Materials provided:
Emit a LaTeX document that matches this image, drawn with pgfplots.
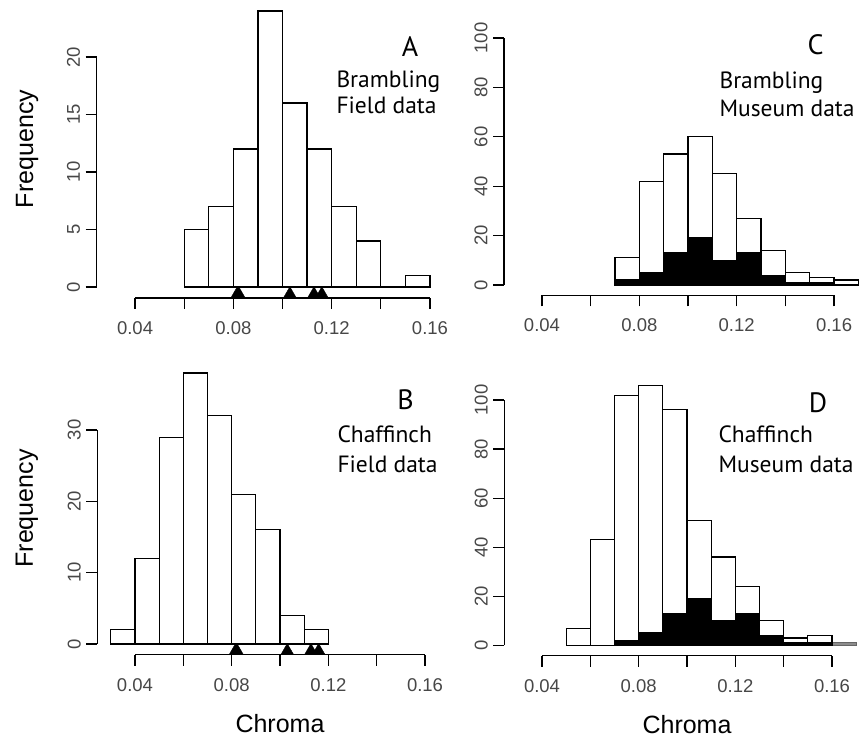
* * *
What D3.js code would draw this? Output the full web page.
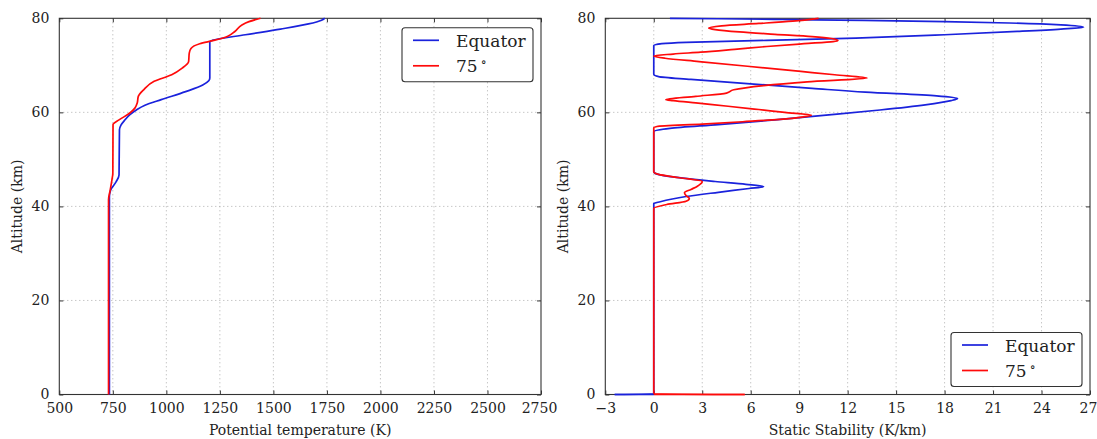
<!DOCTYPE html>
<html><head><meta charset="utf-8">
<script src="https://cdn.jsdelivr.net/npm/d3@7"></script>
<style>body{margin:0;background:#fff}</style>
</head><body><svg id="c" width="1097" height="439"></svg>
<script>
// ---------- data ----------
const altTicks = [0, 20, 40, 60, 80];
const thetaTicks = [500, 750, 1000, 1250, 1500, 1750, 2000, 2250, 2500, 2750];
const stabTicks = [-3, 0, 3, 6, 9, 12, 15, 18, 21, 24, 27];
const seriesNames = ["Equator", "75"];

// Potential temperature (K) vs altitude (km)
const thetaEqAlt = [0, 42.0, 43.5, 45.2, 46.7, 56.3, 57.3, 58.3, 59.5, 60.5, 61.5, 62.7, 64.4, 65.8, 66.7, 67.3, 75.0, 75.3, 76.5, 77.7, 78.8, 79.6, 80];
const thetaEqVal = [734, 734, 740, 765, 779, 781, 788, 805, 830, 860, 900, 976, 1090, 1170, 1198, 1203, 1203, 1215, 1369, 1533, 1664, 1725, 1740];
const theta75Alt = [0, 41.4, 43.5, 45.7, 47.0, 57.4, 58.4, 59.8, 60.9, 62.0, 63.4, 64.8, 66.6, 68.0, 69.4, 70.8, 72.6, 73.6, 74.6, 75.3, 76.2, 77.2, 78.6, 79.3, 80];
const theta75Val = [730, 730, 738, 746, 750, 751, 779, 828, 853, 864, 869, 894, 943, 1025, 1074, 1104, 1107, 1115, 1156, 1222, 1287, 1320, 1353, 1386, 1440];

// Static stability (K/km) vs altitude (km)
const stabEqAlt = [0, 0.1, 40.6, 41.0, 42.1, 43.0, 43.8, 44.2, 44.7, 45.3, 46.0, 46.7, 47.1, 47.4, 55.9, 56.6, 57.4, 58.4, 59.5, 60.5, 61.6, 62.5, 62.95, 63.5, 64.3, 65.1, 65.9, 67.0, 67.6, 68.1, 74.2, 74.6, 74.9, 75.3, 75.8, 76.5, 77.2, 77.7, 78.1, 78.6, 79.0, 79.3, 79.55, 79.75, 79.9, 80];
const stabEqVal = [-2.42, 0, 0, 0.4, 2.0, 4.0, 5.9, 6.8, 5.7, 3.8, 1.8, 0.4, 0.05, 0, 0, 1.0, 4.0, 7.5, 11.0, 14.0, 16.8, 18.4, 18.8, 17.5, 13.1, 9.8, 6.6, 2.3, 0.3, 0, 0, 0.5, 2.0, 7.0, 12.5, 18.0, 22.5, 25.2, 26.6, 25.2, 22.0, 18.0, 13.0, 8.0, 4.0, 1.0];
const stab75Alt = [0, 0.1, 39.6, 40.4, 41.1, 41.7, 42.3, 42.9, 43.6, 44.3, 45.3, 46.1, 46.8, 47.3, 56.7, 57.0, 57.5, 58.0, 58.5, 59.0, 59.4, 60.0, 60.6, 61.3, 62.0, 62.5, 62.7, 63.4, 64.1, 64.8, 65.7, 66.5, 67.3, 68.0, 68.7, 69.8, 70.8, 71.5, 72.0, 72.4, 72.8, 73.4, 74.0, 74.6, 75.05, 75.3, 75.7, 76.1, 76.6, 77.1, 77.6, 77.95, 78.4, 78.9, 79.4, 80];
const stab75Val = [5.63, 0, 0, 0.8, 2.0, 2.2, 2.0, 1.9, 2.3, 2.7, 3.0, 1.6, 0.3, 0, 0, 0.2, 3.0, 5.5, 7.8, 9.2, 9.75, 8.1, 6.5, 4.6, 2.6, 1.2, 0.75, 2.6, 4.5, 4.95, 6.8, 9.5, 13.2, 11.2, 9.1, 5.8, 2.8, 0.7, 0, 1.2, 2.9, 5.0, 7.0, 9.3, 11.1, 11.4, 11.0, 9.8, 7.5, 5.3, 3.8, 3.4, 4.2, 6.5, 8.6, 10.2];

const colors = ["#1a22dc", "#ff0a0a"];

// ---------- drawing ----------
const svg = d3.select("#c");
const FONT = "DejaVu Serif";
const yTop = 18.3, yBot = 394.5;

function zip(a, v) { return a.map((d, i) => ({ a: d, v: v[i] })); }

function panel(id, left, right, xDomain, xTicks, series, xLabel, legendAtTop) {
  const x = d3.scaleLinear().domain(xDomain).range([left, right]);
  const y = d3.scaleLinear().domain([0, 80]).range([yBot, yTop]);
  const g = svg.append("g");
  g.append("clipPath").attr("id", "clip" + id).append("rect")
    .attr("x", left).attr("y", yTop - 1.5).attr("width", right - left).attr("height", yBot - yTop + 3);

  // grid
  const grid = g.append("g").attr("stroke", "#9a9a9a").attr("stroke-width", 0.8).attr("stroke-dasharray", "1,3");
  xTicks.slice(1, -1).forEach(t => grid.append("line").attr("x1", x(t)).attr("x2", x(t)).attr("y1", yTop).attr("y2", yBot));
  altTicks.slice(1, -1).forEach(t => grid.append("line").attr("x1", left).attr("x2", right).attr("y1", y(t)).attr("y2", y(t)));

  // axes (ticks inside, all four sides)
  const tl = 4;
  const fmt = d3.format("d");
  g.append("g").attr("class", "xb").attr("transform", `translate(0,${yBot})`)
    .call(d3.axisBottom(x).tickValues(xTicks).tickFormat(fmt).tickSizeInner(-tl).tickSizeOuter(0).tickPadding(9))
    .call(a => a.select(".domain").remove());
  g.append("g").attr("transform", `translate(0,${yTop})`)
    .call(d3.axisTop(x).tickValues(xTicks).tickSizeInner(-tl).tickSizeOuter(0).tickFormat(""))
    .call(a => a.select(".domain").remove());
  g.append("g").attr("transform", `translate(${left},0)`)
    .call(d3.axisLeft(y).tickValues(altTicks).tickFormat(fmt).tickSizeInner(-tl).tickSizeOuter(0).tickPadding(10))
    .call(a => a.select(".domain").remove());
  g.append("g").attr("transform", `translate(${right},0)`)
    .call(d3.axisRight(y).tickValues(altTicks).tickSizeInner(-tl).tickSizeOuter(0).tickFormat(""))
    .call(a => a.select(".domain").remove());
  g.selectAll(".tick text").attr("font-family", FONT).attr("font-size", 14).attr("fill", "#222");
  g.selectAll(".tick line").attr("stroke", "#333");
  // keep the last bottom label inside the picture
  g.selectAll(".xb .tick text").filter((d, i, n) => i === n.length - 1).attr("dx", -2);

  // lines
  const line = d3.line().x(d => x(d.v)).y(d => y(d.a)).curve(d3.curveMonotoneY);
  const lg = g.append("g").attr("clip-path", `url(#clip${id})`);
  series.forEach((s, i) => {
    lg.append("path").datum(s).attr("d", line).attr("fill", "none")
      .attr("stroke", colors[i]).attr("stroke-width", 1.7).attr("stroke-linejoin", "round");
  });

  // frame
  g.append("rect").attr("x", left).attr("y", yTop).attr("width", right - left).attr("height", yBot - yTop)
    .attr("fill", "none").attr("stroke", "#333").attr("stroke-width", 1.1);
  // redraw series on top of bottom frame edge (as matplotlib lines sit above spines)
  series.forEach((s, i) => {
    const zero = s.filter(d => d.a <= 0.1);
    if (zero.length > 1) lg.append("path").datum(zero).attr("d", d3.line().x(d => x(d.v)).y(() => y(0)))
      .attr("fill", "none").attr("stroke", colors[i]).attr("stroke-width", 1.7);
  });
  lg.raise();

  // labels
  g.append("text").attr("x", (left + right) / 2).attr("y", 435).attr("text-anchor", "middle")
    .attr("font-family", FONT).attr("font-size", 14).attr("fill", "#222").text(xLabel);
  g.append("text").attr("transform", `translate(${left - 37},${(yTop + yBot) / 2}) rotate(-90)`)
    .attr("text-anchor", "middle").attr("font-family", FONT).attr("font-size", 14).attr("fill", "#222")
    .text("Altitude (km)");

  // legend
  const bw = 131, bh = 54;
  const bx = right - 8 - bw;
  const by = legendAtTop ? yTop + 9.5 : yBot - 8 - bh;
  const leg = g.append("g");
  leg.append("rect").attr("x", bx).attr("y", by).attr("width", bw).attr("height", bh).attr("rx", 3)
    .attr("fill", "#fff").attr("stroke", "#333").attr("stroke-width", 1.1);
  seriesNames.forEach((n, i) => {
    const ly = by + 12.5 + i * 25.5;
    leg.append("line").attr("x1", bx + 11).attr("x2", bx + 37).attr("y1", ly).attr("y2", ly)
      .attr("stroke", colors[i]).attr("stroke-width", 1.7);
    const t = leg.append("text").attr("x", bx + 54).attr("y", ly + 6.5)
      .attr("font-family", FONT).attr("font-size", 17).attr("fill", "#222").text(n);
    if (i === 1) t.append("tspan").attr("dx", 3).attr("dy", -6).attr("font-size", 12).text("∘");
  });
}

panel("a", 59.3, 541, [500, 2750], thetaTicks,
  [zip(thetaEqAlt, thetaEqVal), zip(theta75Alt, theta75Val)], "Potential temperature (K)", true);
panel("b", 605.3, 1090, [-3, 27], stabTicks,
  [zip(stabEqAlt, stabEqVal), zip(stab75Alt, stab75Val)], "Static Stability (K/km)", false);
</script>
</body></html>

What to do: Above are the records. Print exactly the lines from the one containing "What D3.js code" to the one containing "1353, 1386, 1440];", both included, and nothing else; pictures are excluded.

Completed exercise:
What D3.js code would draw this? Output the full web page.
<!DOCTYPE html>
<html><head><meta charset="utf-8">
<script src="https://cdn.jsdelivr.net/npm/d3@7"></script>
<style>body{margin:0;background:#fff}</style>
</head><body><svg id="c" width="1097" height="439"></svg>
<script>
// ---------- data ----------
const altTicks = [0, 20, 40, 60, 80];
const thetaTicks = [500, 750, 1000, 1250, 1500, 1750, 2000, 2250, 2500, 2750];
const stabTicks = [-3, 0, 3, 6, 9, 12, 15, 18, 21, 24, 27];
const seriesNames = ["Equator", "75"];

// Potential temperature (K) vs altitude (km)
const thetaEqAlt = [0, 42.0, 43.5, 45.2, 46.7, 56.3, 57.3, 58.3, 59.5, 60.5, 61.5, 62.7, 64.4, 65.8, 66.7, 67.3, 75.0, 75.3, 76.5, 77.7, 78.8, 79.6, 80];
const thetaEqVal = [734, 734, 740, 765, 779, 781, 788, 805, 830, 860, 900, 976, 1090, 1170, 1198, 1203, 1203, 1215, 1369, 1533, 1664, 1725, 1740];
const theta75Alt = [0, 41.4, 43.5, 45.7, 47.0, 57.4, 58.4, 59.8, 60.9, 62.0, 63.4, 64.8, 66.6, 68.0, 69.4, 70.8, 72.6, 73.6, 74.6, 75.3, 76.2, 77.2, 78.6, 79.3, 80];
const theta75Val = [730, 730, 738, 746, 750, 751, 779, 828, 853, 864, 869, 894, 943, 1025, 1074, 1104, 1107, 1115, 1156, 1222, 1287, 1320, 1353, 1386, 1440];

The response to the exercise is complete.